Challenge Requirements:
Hermione must be the primary driver. At some point in time, Severus must try to take over the driving. Bonus points if you have him drive on the wrong side of the road. Severus, ever the navigator, gets them lost, and must ask for directions. The car must be towed; the fee of which, they can't afford. They must re-acquire the vehicle by any means necessary. Bonus points if you can realistically earn them the money to pay for the fee. In the middle of the night, stuck in a hellish traffic-jam, Hermione must somehow convince Severus to sing songs from Queen (blasted on the radio) at the top of his lungs, with the windows rolled down. At least one trip to a famous library is required. Hermione must insist on picking up at least one innocent-looking hitchhiker. Weather or not the hitchhiker is truly innocent is up to the writer. Bonus points if it's an evil granny-type. A stop in at least once seedy motel is required.
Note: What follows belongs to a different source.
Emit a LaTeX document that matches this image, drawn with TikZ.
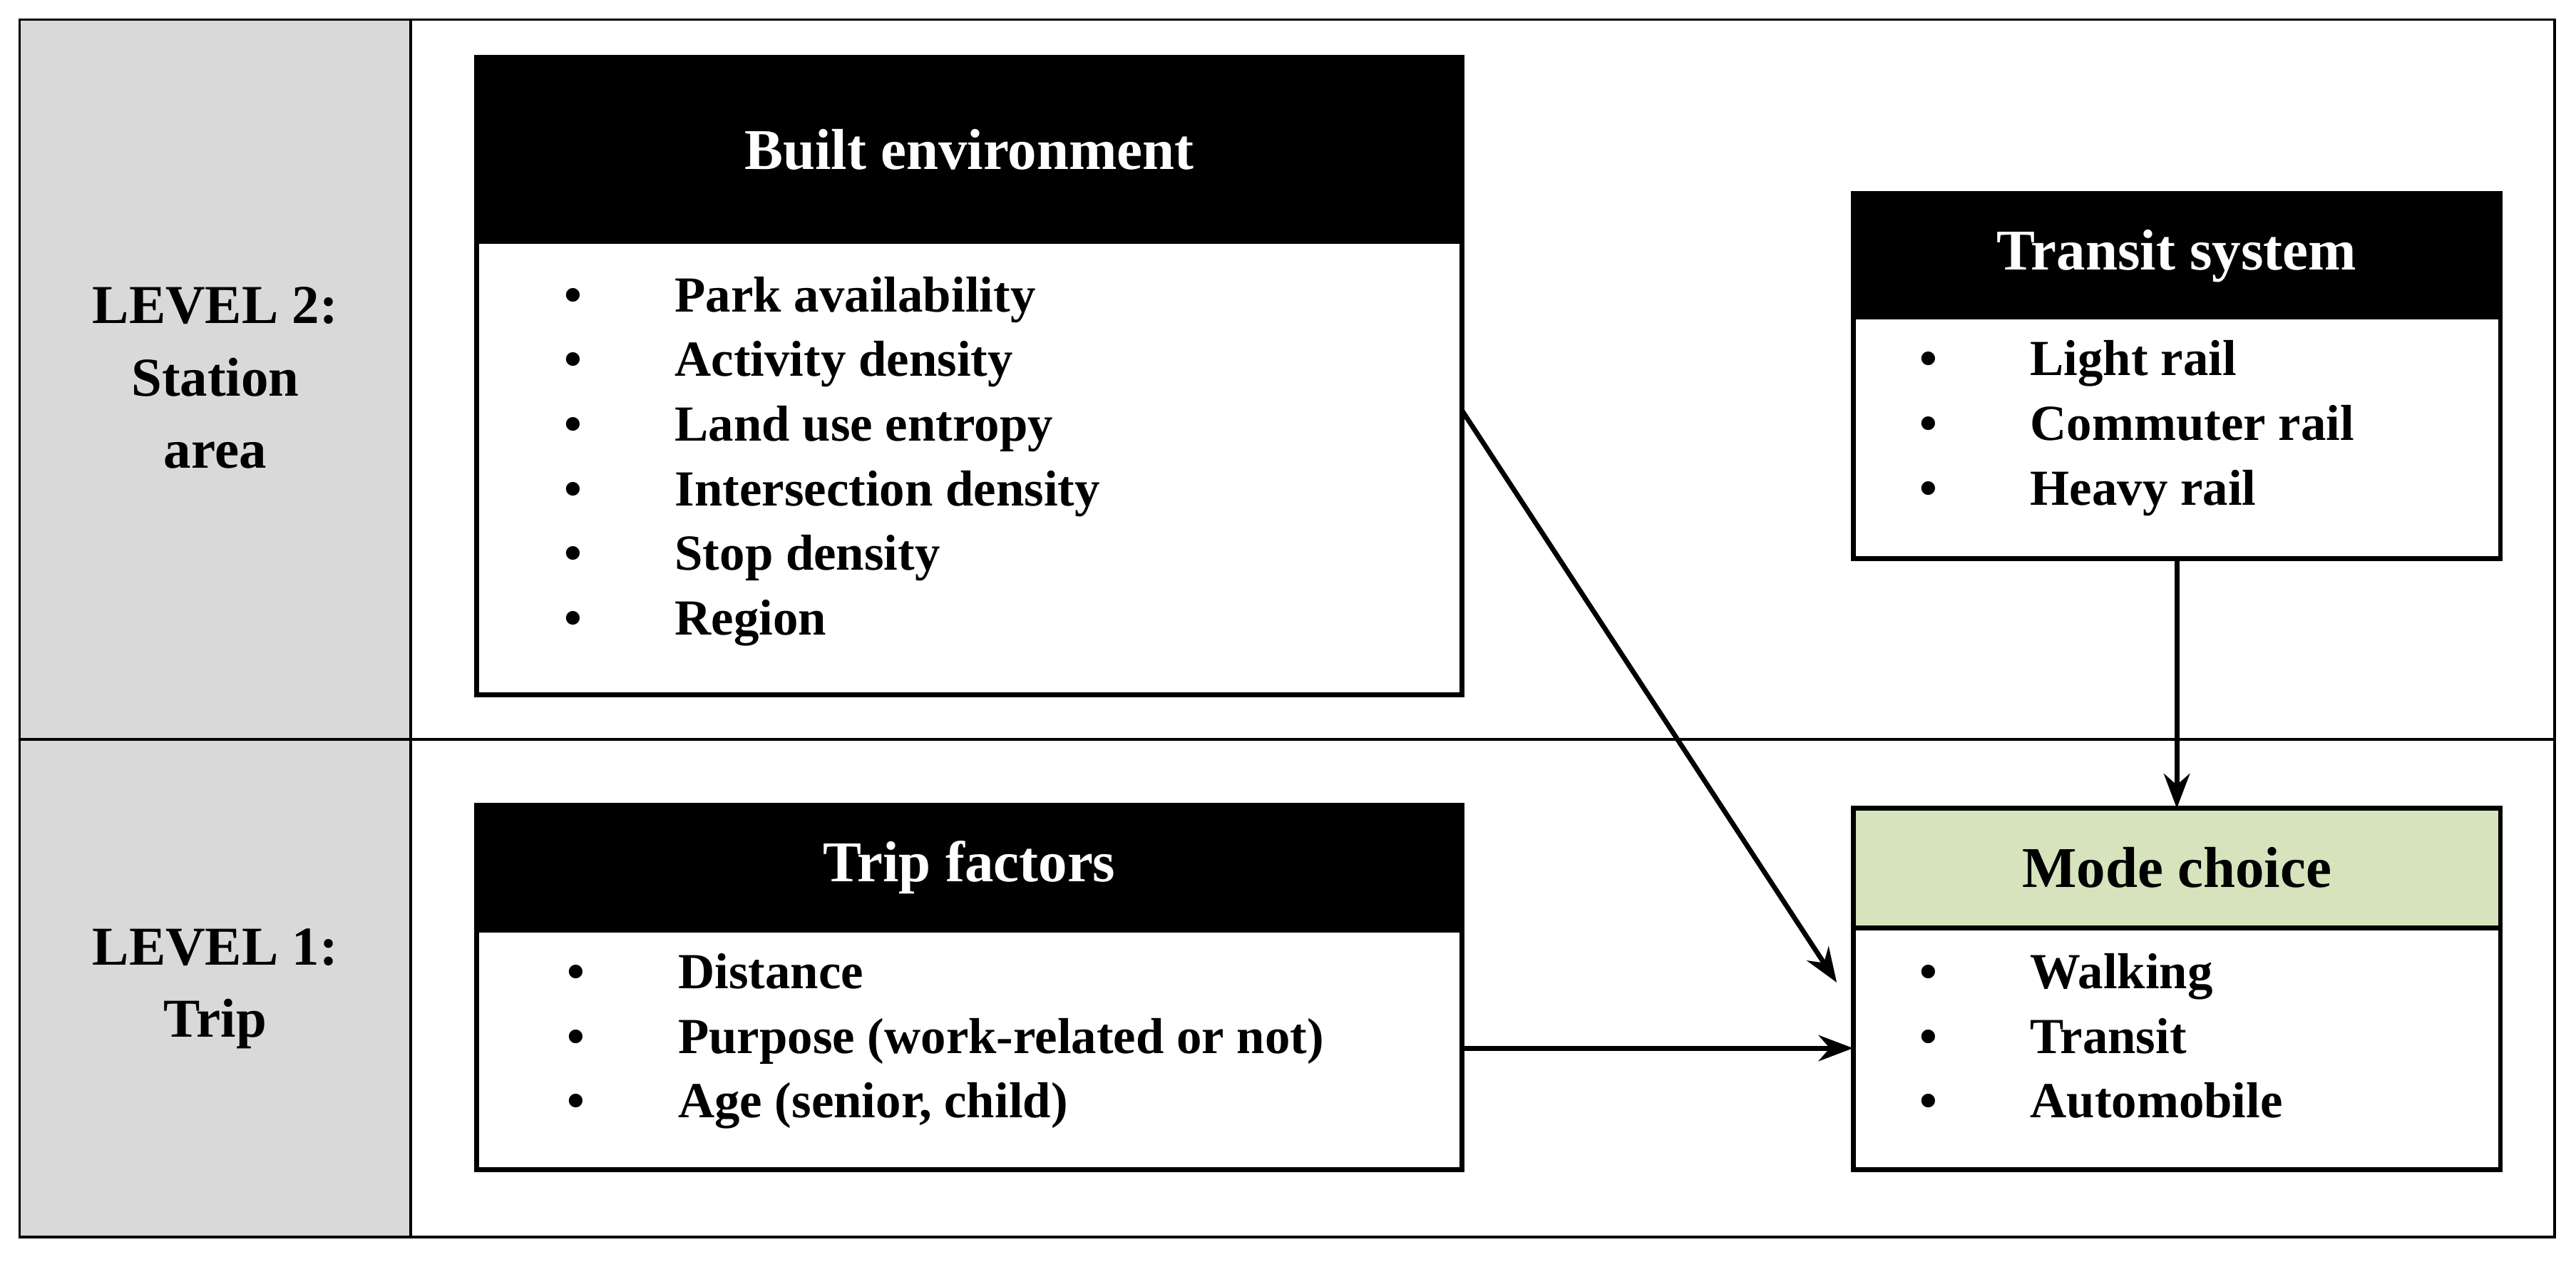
\documentclass[tikz,border=0pt]{standalone}
\usepackage{fontspec}
\setmainfont{Liberation Serif}
\usetikzlibrary{positioning,arrows.meta}
\definecolor{levelgray}{RGB}{217,217,217}
\definecolor{modegreen}{RGB}{214,227,188}
\tikzset{
	head/.style={draw=black,fill=black,text=white,line width=1.7pt,font=\fontsize{20}{24}\selectfont\bfseries},
	body/.style={draw=black,fill=white,line width=1.7pt},
	items/.style={anchor=north west,align=left,inner sep=0pt,font=\fontsize{17.5}{22.4}\selectfont\bfseries},
	level/.style={align=center,font=\fontsize{19}{25}\selectfont\bfseries},
	link/.style={-{Stealth[length=12pt,width=9pt]},line width=1.7pt}
}
\newcommand{\itm}{\makebox[1.35cm][l]{\textbullet}}
\begin{document}
\begin{tikzpicture}[x=0.02cm,y=-0.02cm]
	\useasboundingbox (0,0) rectangle (1568,768);
	% frame and levels
	\fill[levelgray] (12,12) rectangle (250,753);
	\draw[line width=0.8pt] (12,12) rectangle (1555,753);
	\draw[line width=0.8pt] (250,12) -- (250,753);
	\draw[line width=0.8pt] (12,450) -- (1555,450);
	\node[level] (lvltwo) at (131,230) {LEVEL 2:\\Station\\area};
	\node[level] (lvlone) at (131,602) {LEVEL 1:\\Trip};
	% built environment
	\draw[body] (290,147) rectangle (890,423);
	\draw[head] (290,35) rectangle (890,147);
	\node[head,draw=none] (builthead) at (590,91) {Built environment};
	\node[items] (builtlist) at (343,168) {\itm Park availability\\\itm Activity density\\\itm Land use entropy\\\itm Intersection density\\\itm Stop density\\\itm Region};
	% transit system
	\draw[body] (1128,193) rectangle (1522,340);
	\draw[head] (1128,118) rectangle (1522,193);
	\node[head,draw=none] (transhead) at (1325,156) {Transit system};
	\node[items] (translist) at (1168,207) {\itm Light rail\\\itm Commuter rail\\\itm Heavy rail};
	% trip factors
	\draw[body] (290,566) rectangle (890,712);
	\draw[head] (290,490) rectangle (890,566);
	\node[head,draw=none] (triphead) at (590,528) {Trip factors};
	\node[items] (triplist) at (345,580) {\itm Distance\\\itm Purpose (work-related or not)\\\itm Age (senior, child)};
	% mode choice
	\draw[body] (1128,565) rectangle (1522,712);
	\draw[body,fill=modegreen] (1128,492) rectangle (1522,565);
	\node[head,draw=none,fill=none,text=black] (modehead) at (1325,528) {Mode choice};
	\node[items] (modelist) at (1168,580) {\itm Walking\\\itm Transit\\\itm Automobile};
	% connectors
	\coordinate (builtout) at (890,250);
	\coordinate (modein) at (1118,598);
	\coordinate (tripout) at (890,638);
	\coordinate (modeleft) at (1128,638);
	\coordinate (transout) at (1325,340);
	\coordinate (modetop) at (1325,492);
	\draw[link] (builtout) -- (modein);
	\draw[link] (tripout) -- (modeleft);
	\draw[link] (transout) -- (modetop);
\end{tikzpicture}
\end{document}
A "raid" on a convenience store for travel munchies, and an ensuing argument over chips/crisps vs. chocolate. The following states must be visited: Massachusetts, New York, Ohio, Iowa, Colorado, Nevada, and California.Required Dialogue:
1. "Just give me the damn map!"
2. "You're holding it upside down…"
3. "Do you wear those all of the time!"
4. "Just what do you think you're doing?"
5. "And then you woke up and realized it was all just a dream!"
6. "Those look like giant marshmallows. Now if only we had some giant chocolate bars and graham crackers…"
7. "I recommend the pork lo mein."
8. "Haven't you ever seen a cow before?"
9. "I'll give you to the count of three to relinquish the dingdongs!"
10. "If I have to listen to one more Brittany Spears song, I'm going to Avada the damn radio!"
11. "Sod off!"
The deadline for this challenge is September 8, 2005. That gives you two months to complete it. I will be reading all responses, and will choose the best from the group. After all, what's a challenge without a winner?